The problem » Will you write out the data exactly, excluding every picture?

Data section »
:::

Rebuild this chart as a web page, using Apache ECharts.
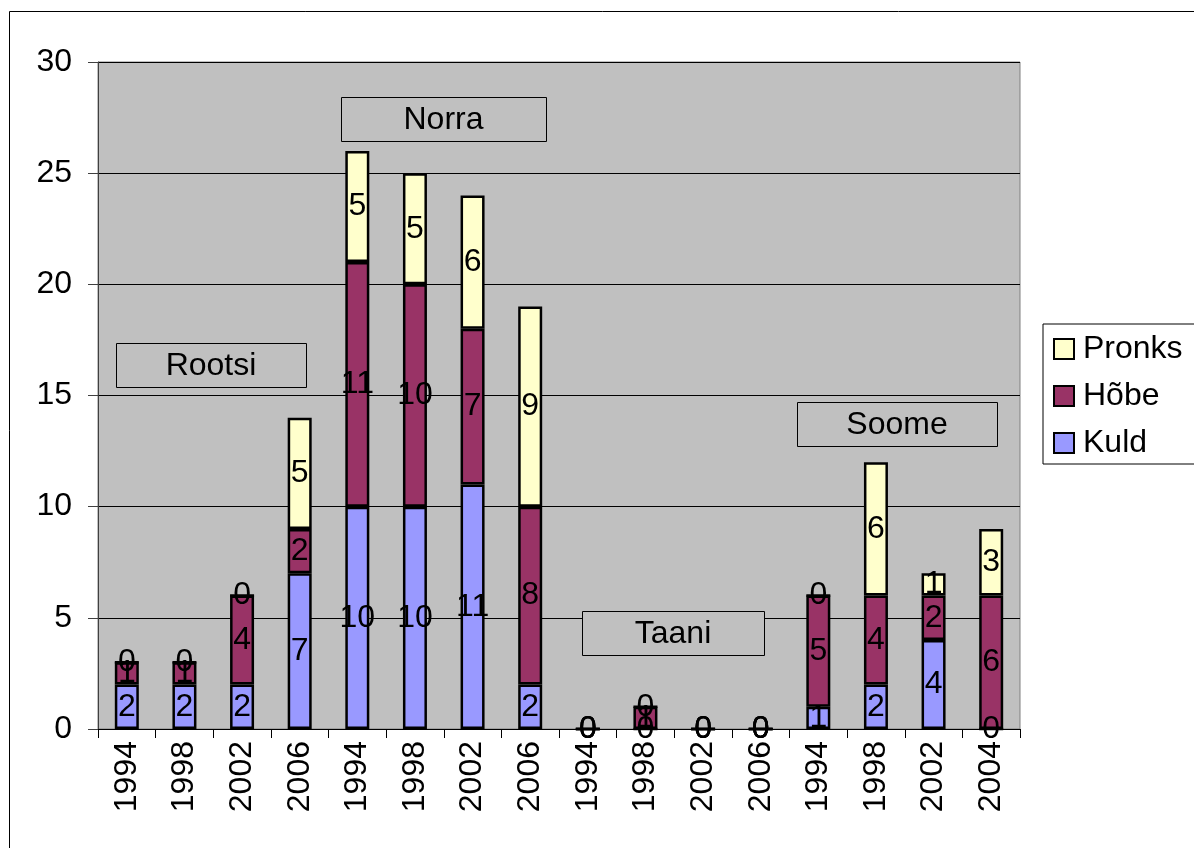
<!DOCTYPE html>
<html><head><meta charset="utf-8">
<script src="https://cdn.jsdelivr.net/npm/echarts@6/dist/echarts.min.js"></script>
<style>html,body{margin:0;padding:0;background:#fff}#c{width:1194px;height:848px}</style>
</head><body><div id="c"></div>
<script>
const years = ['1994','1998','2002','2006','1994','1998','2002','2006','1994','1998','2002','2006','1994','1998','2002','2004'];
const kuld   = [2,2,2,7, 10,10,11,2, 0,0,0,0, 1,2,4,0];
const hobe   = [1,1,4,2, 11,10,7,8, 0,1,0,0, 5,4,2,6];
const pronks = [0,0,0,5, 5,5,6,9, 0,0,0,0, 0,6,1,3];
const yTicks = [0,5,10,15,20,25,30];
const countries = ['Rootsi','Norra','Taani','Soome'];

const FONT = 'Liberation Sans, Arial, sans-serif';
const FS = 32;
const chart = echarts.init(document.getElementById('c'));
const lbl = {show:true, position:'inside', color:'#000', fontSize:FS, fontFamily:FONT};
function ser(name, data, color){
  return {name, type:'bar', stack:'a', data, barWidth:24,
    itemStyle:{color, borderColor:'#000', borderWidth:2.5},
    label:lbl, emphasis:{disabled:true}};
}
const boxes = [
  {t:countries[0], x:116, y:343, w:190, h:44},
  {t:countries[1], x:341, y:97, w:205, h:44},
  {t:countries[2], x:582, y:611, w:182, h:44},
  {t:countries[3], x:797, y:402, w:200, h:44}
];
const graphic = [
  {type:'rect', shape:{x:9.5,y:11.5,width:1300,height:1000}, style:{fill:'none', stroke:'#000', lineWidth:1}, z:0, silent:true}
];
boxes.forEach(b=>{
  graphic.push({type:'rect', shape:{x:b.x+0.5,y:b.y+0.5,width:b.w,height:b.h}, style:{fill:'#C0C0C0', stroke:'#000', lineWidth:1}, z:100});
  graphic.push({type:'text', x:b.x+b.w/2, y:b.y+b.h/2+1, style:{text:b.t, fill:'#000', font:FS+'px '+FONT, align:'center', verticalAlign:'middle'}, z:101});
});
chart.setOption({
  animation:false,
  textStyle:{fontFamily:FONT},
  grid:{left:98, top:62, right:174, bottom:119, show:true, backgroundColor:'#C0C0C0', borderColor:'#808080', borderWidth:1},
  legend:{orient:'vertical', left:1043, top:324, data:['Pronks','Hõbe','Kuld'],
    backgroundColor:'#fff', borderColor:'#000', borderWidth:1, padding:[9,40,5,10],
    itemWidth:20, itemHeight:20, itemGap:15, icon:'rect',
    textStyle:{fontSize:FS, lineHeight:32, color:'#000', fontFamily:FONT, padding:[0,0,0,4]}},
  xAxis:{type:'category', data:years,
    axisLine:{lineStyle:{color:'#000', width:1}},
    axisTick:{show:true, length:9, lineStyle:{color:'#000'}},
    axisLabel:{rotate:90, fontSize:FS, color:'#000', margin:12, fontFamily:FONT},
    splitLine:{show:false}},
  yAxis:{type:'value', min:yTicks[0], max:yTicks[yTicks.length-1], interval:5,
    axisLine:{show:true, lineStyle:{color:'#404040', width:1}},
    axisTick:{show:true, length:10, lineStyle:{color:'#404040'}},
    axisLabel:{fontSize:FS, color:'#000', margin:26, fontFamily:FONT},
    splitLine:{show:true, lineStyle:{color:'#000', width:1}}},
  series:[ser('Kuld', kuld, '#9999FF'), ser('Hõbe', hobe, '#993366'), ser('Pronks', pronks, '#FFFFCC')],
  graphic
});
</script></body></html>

:::

Answer to this problem »
Rebuild this chart as a web page, using Apache ECharts.
<!DOCTYPE html>
<html><head><meta charset="utf-8">
<script src="https://cdn.jsdelivr.net/npm/echarts@6/dist/echarts.min.js"></script>
<style>html,body{margin:0;padding:0;background:#fff}#c{width:1194px;height:848px}</style>
</head><body><div id="c"></div>
<script>
const years = ['1994','1998','2002','2006','1994','1998','2002','2006','1994','1998','2002','2006','1994','1998','2002','2004'];
const kuld   = [2,2,2,7, 10,10,11,2, 0,0,0,0, 1,2,4,0];
const hobe   = [1,1,4,2, 11,10,7,8, 0,1,0,0, 5,4,2,6];
const pronks = [0,0,0,5, 5,5,6,9, 0,0,0,0, 0,6,1,3];
const yTicks = [0,5,10,15,20,25,30];
const countries = ['Rootsi','Norra','Taani','Soome'];

const FONT = 'Liberation Sans, Arial, sans-serif';
const FS = 32;
const chart = echarts.init(document.getElementById('c'));
const lbl = {show:true, position:'inside', color:'#000', fontSize:FS, fontFamily:FONT};
function ser(name, data, color){
  return {name, type:'bar', stack:'a', data, barWidth:24,
    itemStyle:{color, borderColor:'#000', borderWidth:2.5},
    label:lbl, emphasis:{disabled:true}};
}
const boxes = [
  {t:countries[0], x:116, y:343, w:190, h:44},
  {t:countries[1], x:341, y:97, w:205, h:44},
  {t:countries[2], x:582, y:611, w:182, h:44},
  {t:countries[3], x:797, y:402, w:200, h:44}
];
const graphic = [
  {type:'rect', shape:{x:9.5,y:11.5,width:1300,height:1000}, style:{fill:'none', stroke:'#000', lineWidth:1}, z:0, silent:true}
];
boxes.forEach(b=>{
  graphic.push({type:'rect', shape:{x:b.x+0.5,y:b.y+0.5,width:b.w,height:b.h}, style:{fill:'#C0C0C0', stroke:'#000', lineWidth:1}, z:100});
  graphic.push({type:'text', x:b.x+b.w/2, y:b.y+b.h/2+1, style:{text:b.t, fill:'#000', font:FS+'px '+FONT, align:'center', verticalAlign:'middle'}, z:101});
});
chart.setOption({
  animation:false,
  textStyle:{fontFamily:FONT},
  grid:{left:98, top:62, right:174, bottom:119, show:true, backgroundColor:'#C0C0C0', borderColor:'#808080', borderWidth:1},
  legend:{orient:'vertical', left:1043, top:324, data:['Pronks','Hõbe','Kuld'],
    backgroundColor:'#fff', borderColor:'#000', borderWidth:1, padding:[9,40,5,10],
    itemWidth:20, itemHeight:20, itemGap:15, icon:'rect',
    textStyle:{fontSize:FS, lineHeight:32, color:'#000', fontFamily:FONT, padding:[0,0,0,4]}},
  xAxis:{type:'category', data:years,
    axisLine:{lineStyle:{color:'#000', width:1}},
    axisTick:{show:true, length:9, lineStyle:{color:'#000'}},
    axisLabel:{rotate:90, fontSize:FS, color:'#000', margin:12, fontFamily:FONT},
    splitLine:{show:false}},
  yAxis:{type:'value', min:yTicks[0], max:yTicks[yTicks.length-1], interval:5,
    axisLine:{show:true, lineStyle:{color:'#404040', width:1}},
    axisTick:{show:true, length:10, lineStyle:{color:'#404040'}},
    axisLabel:{fontSize:FS, color:'#000', margin:26, fontFamily:FONT},
    splitLine:{show:true, lineStyle:{color:'#000', width:1}}},
  series:[ser('Kuld', kuld, '#9999FF'), ser('Hõbe', hobe, '#993366'), ser('Pronks', pronks, '#FFFFCC')],
  graphic
});
</script></body></html>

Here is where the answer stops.